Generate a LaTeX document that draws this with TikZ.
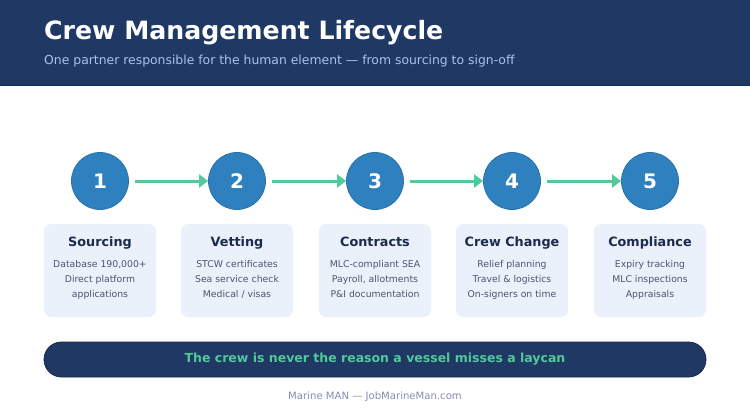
\documentclass[tikz,border=0pt]{standalone}
\usepackage{fontspec}
\setmainfont{DejaVu Sans}
\usepackage{xcolor}
\usetikzlibrary{arrows.meta, positioning}
\definecolor{navy}{HTML}{1F3864}
\definecolor{navyline}{HTML}{17294B}
\definecolor{stepblue}{HTML}{2E81BE}
\definecolor{stepedge}{HTML}{2872AC}
\definecolor{flowgreen}{HTML}{52C99A}
\definecolor{cardfill}{HTML}{EAF1FA}
\definecolor{cardtitle}{HTML}{1B2A4E}
\definecolor{cardtext}{HTML}{4A5670}
\definecolor{subblue}{HTML}{A8C4EA}
\definecolor{footgray}{HTML}{7F8FAF}
\tikzset{
  stepnum/.style={circle, minimum size=57pt, inner sep=0pt, fill=stepblue,
                  draw=stepedge, line width=0.8pt, text=white,
                  font=\bfseries\fontsize{20}{24}\selectfont},
  card/.style={rectangle, rounded corners=7pt, fill=cardfill, minimum width=112pt,
               minimum height=93pt, inner sep=0pt},
  cardhead/.style={font=\bfseries\fontsize{12.8}{15}\selectfont, text=cardtitle, inner sep=0pt},
  cardbody/.style={align=center, font=\fontsize{9.3}{15}\selectfont, text=cardtext, inner sep=0pt},
  flow/.style={-{Triangle[length=9pt, width=13pt]}, line width=3pt, draw=flowgreen,
               shorten <=6pt, shorten >=0pt},
}

\begin{document}
\begin{tikzpicture}[x=1pt, y=-1pt]
  \useasboundingbox (0,0) rectangle (750,420);
  % header
  \fill[navy] (0,0) rectangle (750,86);
  \draw[navyline, line width=1pt] (0,85.5) -- (750,85.5);
  \node[anchor=base west, inner sep=0pt, text=white,
        font=\bfseries\fontsize{25.2}{30}\selectfont] (title) at (44,40) {Crew Management Lifecycle};
  \node[anchor=base west, inner sep=0pt, text=subblue,
        font=\fontsize{12.4}{16}\selectfont] (sub) at (44,65)
        {One partner responsible for the human element — from sourcing to sign-off};

  % steps
  \node[stepnum] (s1) at (100,181) {1};
  \node[stepnum] (s2) at (237,181) {2};
  \node[stepnum] (s3) at (375,181) {3};
  \node[stepnum] (s4) at (512,181) {4};
  \node[stepnum] (s5) at (650,181) {5};
  \draw[flow] (s1) -- (s2); \draw[flow] (s2) -- (s3); \draw[flow] (s3) -- (s4);
  \draw[flow] (s4) -- (s5);

  % cards
  \node[card] (c1) at (100,270.5) {};
  \node[card] (c2) at (237,270.5) {};
  \node[card] (c3) at (375,270.5) {};
  \node[card] (c4) at (512,270.5) {};
  \node[card] (c5) at (650,270.5) {};
  \node[cardhead, anchor=base] (h1) at (100,246) {Sourcing};
  \node[cardhead, anchor=base] (h2) at (237,246) {Vetting};
  \node[cardhead, anchor=base] (h3) at (375,246) {Contracts};
  \node[cardhead, anchor=base] (h4) at (512,246) {Crew Change};
  \node[cardhead, anchor=base] (h5) at (650,246) {Compliance};
  \node[cardbody, anchor=north] (b1) at (100,260) {Database 190,000+\\Direct platform\\applications};
  \node[cardbody, anchor=north] (b2) at (237,260) {STCW certificates\\Sea service check\\Medical / visas};
  \node[cardbody, anchor=north] (b3) at (375,260) {MLC-compliant SEA\\Payroll, allotments\\P\&I documentation};
  \node[cardbody, anchor=north] (b4) at (512,260) {Relief planning\\Travel \& logistics\\On-signers on time};
  \node[cardbody, anchor=north] (b5) at (650,260) {Expiry tracking\\MLC inspections\\Appraisals};

  % banner + footer
  \node[rectangle, rounded corners=17.5pt, fill=navy, draw=navyline, line width=0.8pt,
        minimum width=662pt, minimum height=35pt, text=flowgreen,
        font=\bfseries\fontsize{12.5}{16}\selectfont] (banner) at (375,359.5)
        {The crew is never the reason a vessel misses a laycan};
  \node[text=footgray, font=\fontsize{10.1}{12}\selectfont, anchor=base, inner sep=0pt]
        (foot) at (375,399) {Marine MAN — JobMarineMan.com};
\end{tikzpicture}
\end{document}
_ _ _ _ _ _ _
What you should do
Repeat the material above in full and exactly, omitting the pictures.

Exercise solution
Generate a LaTeX document that draws this with TikZ.
\documentclass[tikz,border=0pt]{standalone}
\usepackage{fontspec}
\setmainfont{DejaVu Sans}
\usepackage{xcolor}
\usetikzlibrary{arrows.meta, positioning}
\definecolor{navy}{HTML}{1F3864}
\definecolor{navyline}{HTML}{17294B}
\definecolor{stepblue}{HTML}{2E81BE}
\definecolor{stepedge}{HTML}{2872AC}
\definecolor{flowgreen}{HTML}{52C99A}
\definecolor{cardfill}{HTML}{EAF1FA}
\definecolor{cardtitle}{HTML}{1B2A4E}
\definecolor{cardtext}{HTML}{4A5670}
\definecolor{subblue}{HTML}{A8C4EA}
\definecolor{footgray}{HTML}{7F8FAF}
\tikzset{
  stepnum/.style={circle, minimum size=57pt, inner sep=0pt, fill=stepblue,
                  draw=stepedge, line width=0.8pt, text=white,
                  font=\bfseries\fontsize{20}{24}\selectfont},
  card/.style={rectangle, rounded corners=7pt, fill=cardfill, minimum width=112pt,
               minimum height=93pt, inner sep=0pt},
  cardhead/.style={font=\bfseries\fontsize{12.8}{15}\selectfont, text=cardtitle, inner sep=0pt},
  cardbody/.style={align=center, font=\fontsize{9.3}{15}\selectfont, text=cardtext, inner sep=0pt},
  flow/.style={-{Triangle[length=9pt, width=13pt]}, line width=3pt, draw=flowgreen,
               shorten <=6pt, shorten >=0pt},
}

\begin{document}
\begin{tikzpicture}[x=1pt, y=-1pt]
  \useasboundingbox (0,0) rectangle (750,420);
  % header
  \fill[navy] (0,0) rectangle (750,86);
  \draw[navyline, line width=1pt] (0,85.5) -- (750,85.5);
  \node[anchor=base west, inner sep=0pt, text=white,
        font=\bfseries\fontsize{25.2}{30}\selectfont] (title) at (44,40) {Crew Management Lifecycle};
  \node[anchor=base west, inner sep=0pt, text=subblue,
        font=\fontsize{12.4}{16}\selectfont] (sub) at (44,65)
        {One partner responsible for the human element — from sourcing to sign-off};

  % steps
  \node[stepnum] (s1) at (100,181) {1};
  \node[stepnum] (s2) at (237,181) {2};
  \node[stepnum] (s3) at (375,181) {3};
  \node[stepnum] (s4) at (512,181) {4};
  \node[stepnum] (s5) at (650,181) {5};
  \draw[flow] (s1) -- (s2); \draw[flow] (s2) -- (s3); \draw[flow] (s3) -- (s4);
  \draw[flow] (s4) -- (s5);

  % cards
  \node[card] (c1) at (100,270.5) {};
  \node[card] (c2) at (237,270.5) {};
  \node[card] (c3) at (375,270.5) {};
  \node[card] (c4) at (512,270.5) {};
  \node[card] (c5) at (650,270.5) {};
  \node[cardhead, anchor=base] (h1) at (100,246) {Sourcing};
  \node[cardhead, anchor=base] (h2) at (237,246) {Vetting};
  \node[cardhead, anchor=base] (h3) at (375,246) {Contracts};
  \node[cardhead, anchor=base] (h4) at (512,246) {Crew Change};
  \node[cardhead, anchor=base] (h5) at (650,246) {Compliance};
  \node[cardbody, anchor=north] (b1) at (100,260) {Database 190,000+\\Direct platform\\applications};
  \node[cardbody, anchor=north] (b2) at (237,260) {STCW certificates\\Sea service check\\Medical / visas};
  \node[cardbody, anchor=north] (b3) at (375,260) {MLC-compliant SEA\\Payroll, allotments\\P\&I documentation};
  \node[cardbody, anchor=north] (b4) at (512,260) {Relief planning\\Travel \& logistics\\On-signers on time};
  \node[cardbody, anchor=north] (b5) at (650,260) {Expiry tracking\\MLC inspections\\Appraisals};

  % banner + footer
  \node[rectangle, rounded corners=17.5pt, fill=navy, draw=navyline, line width=0.8pt,
        minimum width=662pt, minimum height=35pt, text=flowgreen,
        font=\bfseries\fontsize{12.5}{16}\selectfont] (banner) at (375,359.5)
        {The crew is never the reason a vessel misses a laycan};
  \node[text=footgray, font=\fontsize{10.1}{12}\selectfont, anchor=base, inner sep=0pt]
        (foot) at (375,399) {Marine MAN — JobMarineMan.com};
\end{tikzpicture}
\end{document}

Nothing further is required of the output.